Along with augmenting its perimeter protection capabilities via ISS, expanding identity management tools across many of its business lines, and fostering data governance efforts to benefit issues like compliance and data leakage prevention, IBM is, however, focused on growing its presence in some burgeoning security niches.
Among those are management of encryption technologies and enterprise data discovery, which will fold accordingly into many of Big Blue's existing offerings, McIrvine said.
"Encryption key management has been around a long time, but because encryption is growing so quickly and there are so many different areas that require keys, companies are struggling with the overall process of adopting it more broadly," McIrvine said. "It's a very complex area, and admittedly we still have a lot of work to do on it ourselves, but there's an opportunity for tools and services that manage the entire encryption key lifecycle, and we're doing a lot of research and development in that area."

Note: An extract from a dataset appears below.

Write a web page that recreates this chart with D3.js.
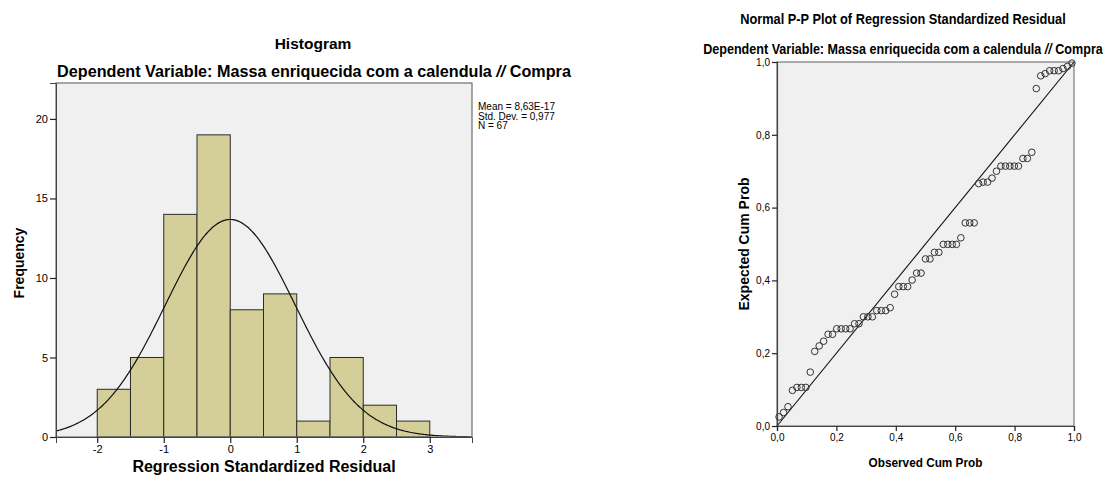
<!DOCTYPE html>
<html>
<head>
<meta charset="utf-8">
<script src="https://cdn.jsdelivr.net/npm/d3@7"></script>
<style>
  html, body { margin: 0; padding: 0; background: #fff; }
  svg { display: block; }
  text { font-family: "Liberation Sans", Arial, sans-serif; fill: #000; }
</style>
</head>
<body>
<svg id="chart" width="1107" height="477"></svg>
<script>
// ---- Histogram data: regression standardized residuals ----
const binLower = [-2.0, -1.5, -1.0, -0.5, 0.0, 0.5, 1.0, 1.5, 2.0, 2.5];
const binCounts = [3, 5, 14, 19, 8, 9, 1, 5, 2, 1];
const binWidth = 0.5;
const histXTicks = [-2, -1, 0, 1, 2, 3];
const histYTicks = [0, 5, 10, 15, 20];
const statLines = ["Mean = 8,63E-17", "Std. Dev. = 0,977", "N = 67"];
const residMean = 8.63e-17;
const residSD = 0.977;
const residN = 67;

// ---- Normal P-P plot data ----
const observedCum = [
  0.007, 0.022, 0.037, 0.052, 0.067, 0.082, 0.097, 0.112, 0.127, 0.142,
  0.157, 0.172, 0.187, 0.201, 0.216, 0.231, 0.246, 0.261, 0.276, 0.291,
  0.306, 0.321, 0.336, 0.351, 0.366, 0.381, 0.396, 0.410, 0.425, 0.440,
  0.455, 0.470, 0.485, 0.500, 0.515, 0.530, 0.545, 0.560, 0.575, 0.590,
  0.604, 0.619, 0.634, 0.649, 0.664, 0.679, 0.694, 0.709, 0.724, 0.739,
  0.754, 0.769, 0.784, 0.799, 0.813, 0.828, 0.843, 0.858, 0.873, 0.888,
  0.903, 0.918, 0.933, 0.948, 0.963, 0.978, 0.993
];
const expectedCum = [
  0.025, 0.037, 0.053, 0.098, 0.106, 0.106, 0.106, 0.148, 0.205, 0.220,
  0.233, 0.252, 0.252, 0.267, 0.267, 0.267, 0.267, 0.281, 0.281, 0.300,
  0.300, 0.300, 0.317, 0.317, 0.317, 0.325, 0.362, 0.383, 0.383, 0.383,
  0.401, 0.420, 0.420, 0.459, 0.459, 0.477, 0.477, 0.499, 0.499, 0.499,
  0.499, 0.517, 0.558, 0.558, 0.558, 0.666, 0.670, 0.670, 0.681, 0.700,
  0.714, 0.714, 0.714, 0.714, 0.714, 0.735, 0.735, 0.752, 0.927, 0.962,
  0.968, 0.976, 0.976, 0.976, 0.982, 0.988, 0.997
];
const ppTicks = [0, 0.2, 0.4, 0.6, 0.8, 1.0];

const subtitleParts = [
  { s: "Dependent Variable: Massa enriquecida com a calendula ", italic: false },
  { s: "//", italic: true },
  { s: " Compra", italic: false }
];
const commaFmt = d => d3.format(".1f")(d).replace(".", ",");

const svg = d3.select("#chart");

// Centered text squeezed horizontally to a given width (condensed look)
function fittedText(g, cx, y, size, weight, width, parts) {
  const holder = g.append("g");
  const t = holder.append("text").attr("x", 0).attr("y", 0)
    .attr("text-anchor", "middle").attr("font-size", size).attr("font-weight", weight);
  parts.forEach(p => t.append("tspan")
    .attr("font-style", p.italic ? "italic" : "normal").text(p.s));
  const w = t.node().getComputedTextLength() || width;
  holder.attr("transform", `translate(${cx},${y}) scale(${width / w},1)`);
  return t;
}

// ================= Histogram =================
const H = { left: 56, right: 472, top: 83, bottom: 437 };
const hx = d3.scaleLinear().domain([-2.62, 3.635]).range([H.left, H.right]);
const hy = d3.scaleLinear().domain([0, 22.26]).range([H.bottom, H.top]);

const hist = svg.append("g");
hist.append("defs").append("clipPath").attr("id", "histClip")
  .append("rect").attr("x", H.left).attr("y", H.top)
  .attr("width", H.right - H.left).attr("height", H.bottom - H.top);

hist.append("rect")
  .attr("x", H.left).attr("y", H.top)
  .attr("width", H.right - H.left).attr("height", H.bottom - H.top)
  .attr("fill", "#f0f0f0");

hist.append("g").selectAll("rect")
  .data(binLower.map((b, i) => ({ lo: b, hi: b + binWidth, n: binCounts[i] })))
  .join("rect")
  .attr("x", d => hx(d.lo))
  .attr("y", d => hy(d.n))
  .attr("width", d => hx(d.hi) - hx(d.lo))
  .attr("height", d => hy(0) - hy(d.n))
  .attr("fill", "#d4cf98")
  .attr("stroke", "#2b2b2b")
  .attr("stroke-width", 1);

// fitted normal curve: N * bin width * density
const curvePts = d3.range(-2.62, 3.64, 0.02).map(x => {
  const z = (x - residMean) / residSD;
  return [x, residN * binWidth * Math.exp(-0.5 * z * z) / (residSD * Math.sqrt(2 * Math.PI))];
});
hist.append("path")
  .datum(curvePts)
  .attr("clip-path", "url(#histClip)")
  .attr("fill", "none")
  .attr("stroke", "#111")
  .attr("stroke-width", 1.2)
  .attr("d", d3.line().x(d => hx(d[0])).y(d => hy(d[1])).curve(d3.curveBasis));

hist.append("rect")
  .attr("x", H.left).attr("y", H.top)
  .attr("width", H.right - H.left).attr("height", H.bottom - H.top)
  .attr("fill", "none").attr("stroke", "#6e6e6e").attr("stroke-width", 1.2);

const hyAxis = hist.append("g")
  .attr("transform", `translate(${H.left},0)`)
  .call(d3.axisLeft(hy).tickValues(histYTicks).tickFormat(d => String(d)).tickSize(6).tickPadding(2));
const hxAxis = hist.append("g")
  .attr("transform", `translate(0,${H.bottom})`)
  .call(d3.axisBottom(hx).tickValues(histXTicks).tickFormat(d => String(d)).tickSize(6).tickPadding(2));
[hyAxis, hxAxis].forEach(a => {
  a.select(".domain").attr("stroke", "#444");
  a.selectAll(".tick line").attr("stroke", "#222").attr("stroke-width", 1.2);
  a.selectAll(".tick text").attr("font-size", 11).attr("fill", "#333")
    .attr("font-family", "Liberation Sans, Arial, sans-serif");
});

hist.append("text").attr("x", 313).attr("y", 49)
  .attr("text-anchor", "middle").attr("font-size", 15.5).attr("font-weight", "bold")
  .text("Histogram");
fittedText(hist, 314, 77, 16, "bold", 514, subtitleParts);

hist.append("text")
  .attr("transform", `translate(24,${(H.top + H.bottom) / 2 + 3}) rotate(-90)`)
  .attr("text-anchor", "middle").attr("font-size", 14).attr("font-weight", "bold")
  .text("Frequency");
hist.append("text").attr("x", (H.left + H.right) / 2).attr("y", 472)
  .attr("text-anchor", "middle").attr("font-size", 16).attr("font-weight", "bold")
  .text("Regression Standardized Residual");

hist.append("g").selectAll("text").data(statLines).join("text")
  .attr("x", 478).attr("y", (d, i) => 110 + i * 9.5)
  .attr("font-size", 10).attr("fill", "#111")
  .text(d => d);

// ================= Normal P-P plot =================
const P = { left: 777, right: 1074, top: 62, bottom: 426 };
const px = d3.scaleLinear().domain([0, 1]).range([P.left, P.right]);
const py = d3.scaleLinear().domain([0, 1]).range([P.bottom, P.top]);

const pp = svg.append("g");
pp.append("rect")
  .attr("x", P.left).attr("y", P.top)
  .attr("width", P.right - P.left).attr("height", P.bottom - P.top)
  .attr("fill", "#f0f0f0").attr("stroke", "#7a7a7a").attr("stroke-width", 1.2);

pp.append("line")
  .attr("x1", px(0)).attr("y1", py(0)).attr("x2", px(1)).attr("y2", py(1))
  .attr("stroke", "#111").attr("stroke-width", 1.1);

pp.append("g").selectAll("circle")
  .data(observedCum.map((o, i) => [o, expectedCum[i]]))
  .join("circle")
  .attr("cx", d => px(d[0])).attr("cy", d => py(d[1]))
  .attr("r", 3.3)
  .attr("fill", "none").attr("stroke", "#333").attr("stroke-width", 1);

const pyAxis = pp.append("g")
  .attr("transform", `translate(${P.left},0)`)
  .call(d3.axisLeft(py).tickValues(ppTicks).tickFormat(commaFmt).tickSize(5).tickPadding(2));
const pxAxis = pp.append("g")
  .attr("transform", `translate(0,${P.bottom})`)
  .call(d3.axisBottom(px).tickValues(ppTicks).tickFormat(commaFmt).tickSize(5).tickPadding(3));
[pyAxis, pxAxis].forEach(a => {
  a.select(".domain").attr("stroke", "#444").attr("stroke-width", 1.2);
  a.selectAll(".tick line").attr("stroke", "#222").attr("stroke-width", 1.2);
  a.selectAll(".tick text").attr("font-size", 10).attr("fill", "#333");
});

fittedText(pp, 903, 24, 14, "bold", 326,
  [{ s: "Normal P-P Plot of Regression Standardized Residual", italic: false }]);
fittedText(pp, 903, 54, 14, "bold", 400, subtitleParts);

pp.append("text")
  .attr("transform", `translate(749,${(P.top + P.bottom) / 2}) rotate(-90)`)
  .attr("text-anchor", "middle").attr("font-size", 14).attr("font-weight", "bold")
  .text("Expected Cum Prob");
fittedText(pp, (P.left + P.right) / 2, 467, 13, "bold", 114,
  [{ s: "Observed Cum Prob", italic: false }]);
</script>
</body>
</html>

One of the hallmarks of companies trying to avoid data breaches and comply with state and federal data-handling regulations is that most of the organizations still have problems figuring out where all of their sensitive information is stored and how it is accessed, the executive said.
Those factors will continue to drive interest in so-called e-discovery tools, and IBM can parcel the systems into its data governance, compliance management, and managed services businesses as demand for the technology evolves, according to McIrvine.

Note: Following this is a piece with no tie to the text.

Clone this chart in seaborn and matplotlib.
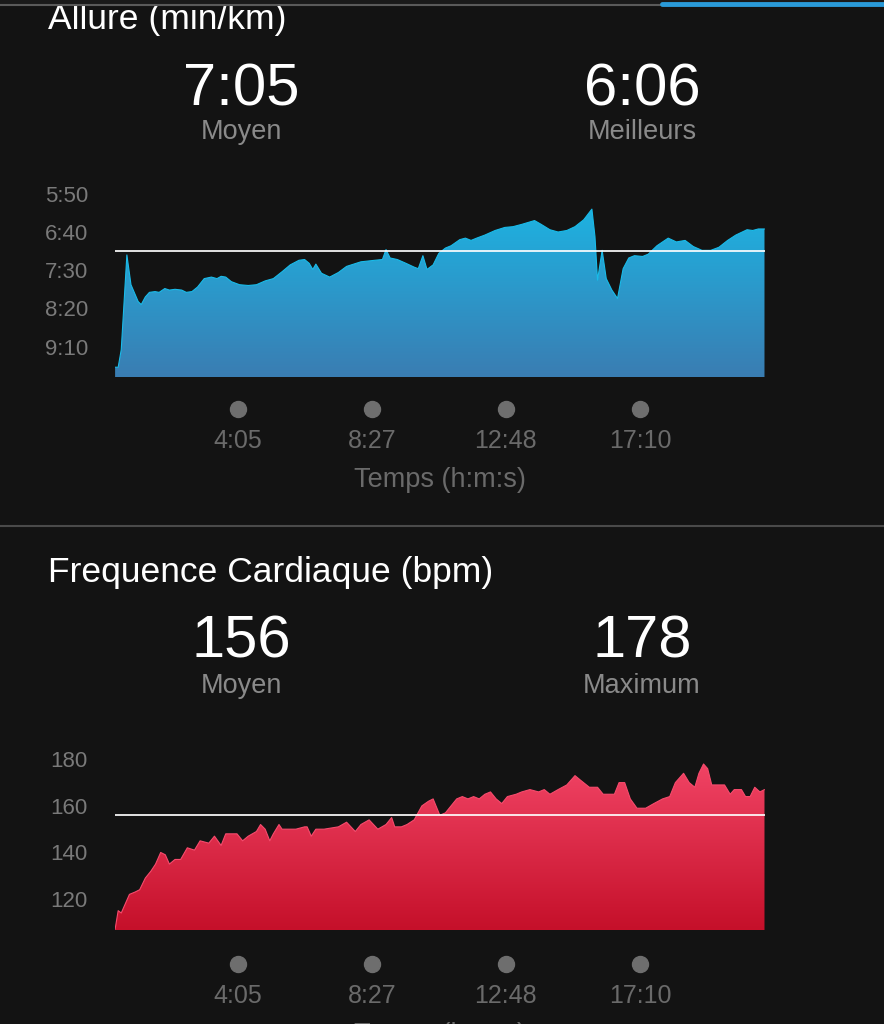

"Discovery is an example of a less mature market that will become increasingly mainstreamed over the next two to three years and where we think it makes sense for us to invest," he said.
Industry watchers observed that it is sometimes hard to understand exactly what IBM's overarching security strategy may be, but the experts admitted that the challenge therein may lie in taking account of the diverse range of products and services that the company is adding security components in support of.
IBM will likely deal with growing pains as it works to integrate all of its security acquisitions and products, said Paul Stamp, analyst with Forrester Research. However, the company has added some compelling security assets over time, he said.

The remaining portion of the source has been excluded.